-- start of Source material --
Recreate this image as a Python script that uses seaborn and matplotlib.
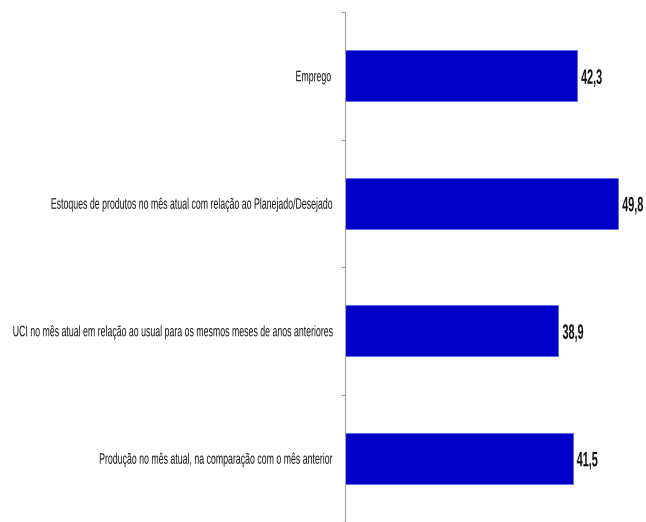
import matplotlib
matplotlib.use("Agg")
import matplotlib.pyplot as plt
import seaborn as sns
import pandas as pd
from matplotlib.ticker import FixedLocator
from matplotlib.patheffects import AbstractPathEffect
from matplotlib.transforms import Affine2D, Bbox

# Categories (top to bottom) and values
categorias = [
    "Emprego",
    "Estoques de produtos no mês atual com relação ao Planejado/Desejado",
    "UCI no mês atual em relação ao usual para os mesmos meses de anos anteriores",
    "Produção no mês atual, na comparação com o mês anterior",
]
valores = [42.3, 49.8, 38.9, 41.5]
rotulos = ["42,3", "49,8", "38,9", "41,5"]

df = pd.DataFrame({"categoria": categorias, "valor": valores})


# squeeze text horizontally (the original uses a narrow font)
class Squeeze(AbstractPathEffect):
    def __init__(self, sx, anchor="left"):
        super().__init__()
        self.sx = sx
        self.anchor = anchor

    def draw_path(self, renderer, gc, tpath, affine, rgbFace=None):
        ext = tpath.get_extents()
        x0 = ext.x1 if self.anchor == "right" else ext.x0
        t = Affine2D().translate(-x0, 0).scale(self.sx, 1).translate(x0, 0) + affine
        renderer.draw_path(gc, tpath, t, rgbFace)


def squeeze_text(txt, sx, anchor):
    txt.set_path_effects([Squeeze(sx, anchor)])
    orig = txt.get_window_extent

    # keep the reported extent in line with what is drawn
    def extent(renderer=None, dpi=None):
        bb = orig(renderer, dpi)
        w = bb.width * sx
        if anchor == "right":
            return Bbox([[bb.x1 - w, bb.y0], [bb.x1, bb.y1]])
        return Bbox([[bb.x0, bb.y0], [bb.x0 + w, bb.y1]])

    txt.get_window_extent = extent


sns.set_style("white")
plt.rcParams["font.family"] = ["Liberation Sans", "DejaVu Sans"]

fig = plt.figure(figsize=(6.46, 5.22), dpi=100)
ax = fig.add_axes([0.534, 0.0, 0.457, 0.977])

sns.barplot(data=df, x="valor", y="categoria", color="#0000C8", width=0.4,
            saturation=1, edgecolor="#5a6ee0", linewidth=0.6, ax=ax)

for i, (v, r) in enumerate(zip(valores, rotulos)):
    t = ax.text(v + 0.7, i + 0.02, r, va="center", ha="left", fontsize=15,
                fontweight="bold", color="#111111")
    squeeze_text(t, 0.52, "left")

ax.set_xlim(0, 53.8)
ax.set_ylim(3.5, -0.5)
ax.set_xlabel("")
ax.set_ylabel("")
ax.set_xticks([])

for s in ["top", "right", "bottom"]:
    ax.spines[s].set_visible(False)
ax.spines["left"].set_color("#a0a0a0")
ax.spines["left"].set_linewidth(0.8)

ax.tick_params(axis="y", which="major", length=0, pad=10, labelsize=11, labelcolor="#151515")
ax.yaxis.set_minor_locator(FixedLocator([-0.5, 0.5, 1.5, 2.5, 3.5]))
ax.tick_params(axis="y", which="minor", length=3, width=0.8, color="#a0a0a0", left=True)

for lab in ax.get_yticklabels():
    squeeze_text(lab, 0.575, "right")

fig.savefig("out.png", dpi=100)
-- end of Source material --
The problem: Reproduce the full listing above verbatim, with no pictures included.

Reply:
Recreate this image as a Python script that uses seaborn and matplotlib.
import matplotlib
matplotlib.use("Agg")
import matplotlib.pyplot as plt
import seaborn as sns
import pandas as pd
from matplotlib.ticker import FixedLocator
from matplotlib.patheffects import AbstractPathEffect
from matplotlib.transforms import Affine2D, Bbox

# Categories (top to bottom) and values
categorias = [
    "Emprego",
    "Estoques de produtos no mês atual com relação ao Planejado/Desejado",
    "UCI no mês atual em relação ao usual para os mesmos meses de anos anteriores",
    "Produção no mês atual, na comparação com o mês anterior",
]
valores = [42.3, 49.8, 38.9, 41.5]
rotulos = ["42,3", "49,8", "38,9", "41,5"]

df = pd.DataFrame({"categoria": categorias, "valor": valores})


# squeeze text horizontally (the original uses a narrow font)
class Squeeze(AbstractPathEffect):
    def __init__(self, sx, anchor="left"):
        super().__init__()
        self.sx = sx
        self.anchor = anchor

    def draw_path(self, renderer, gc, tpath, affine, rgbFace=None):
        ext = tpath.get_extents()
        x0 = ext.x1 if self.anchor == "right" else ext.x0
        t = Affine2D().translate(-x0, 0).scale(self.sx, 1).translate(x0, 0) + affine
        renderer.draw_path(gc, tpath, t, rgbFace)


def squeeze_text(txt, sx, anchor):
    txt.set_path_effects([Squeeze(sx, anchor)])
    orig = txt.get_window_extent

    # keep the reported extent in line with what is drawn
    def extent(renderer=None, dpi=None):
        bb = orig(renderer, dpi)
        w = bb.width * sx
        if anchor == "right":
            return Bbox([[bb.x1 - w, bb.y0], [bb.x1, bb.y1]])
        return Bbox([[bb.x0, bb.y0], [bb.x0 + w, bb.y1]])

    txt.get_window_extent = extent


sns.set_style("white")
plt.rcParams["font.family"] = ["Liberation Sans", "DejaVu Sans"]

fig = plt.figure(figsize=(6.46, 5.22), dpi=100)
ax = fig.add_axes([0.534, 0.0, 0.457, 0.977])

sns.barplot(data=df, x="valor", y="categoria", color="#0000C8", width=0.4,
            saturation=1, edgecolor="#5a6ee0", linewidth=0.6, ax=ax)

for i, (v, r) in enumerate(zip(valores, rotulos)):
    t = ax.text(v + 0.7, i + 0.02, r, va="center", ha="left", fontsize=15,
                fontweight="bold", color="#111111")
    squeeze_text(t, 0.52, "left")

ax.set_xlim(0, 53.8)
ax.set_ylim(3.5, -0.5)
ax.set_xlabel("")
ax.set_ylabel("")
ax.set_xticks([])

for s in ["top", "right", "bottom"]:
    ax.spines[s].set_visible(False)
ax.spines["left"].set_color("#a0a0a0")
ax.spines["left"].set_linewidth(0.8)

ax.tick_params(axis="y", which="major", length=0, pad=10, labelsize=11, labelcolor="#151515")
ax.yaxis.set_minor_locator(FixedLocator([-0.5, 0.5, 1.5, 2.5, 3.5]))
ax.tick_params(axis="y", which="minor", length=3, width=0.8, color="#a0a0a0", left=True)

for lab in ax.get_yticklabels():
    squeeze_text(lab, 0.575, "right")

fig.savefig("out.png", dpi=100)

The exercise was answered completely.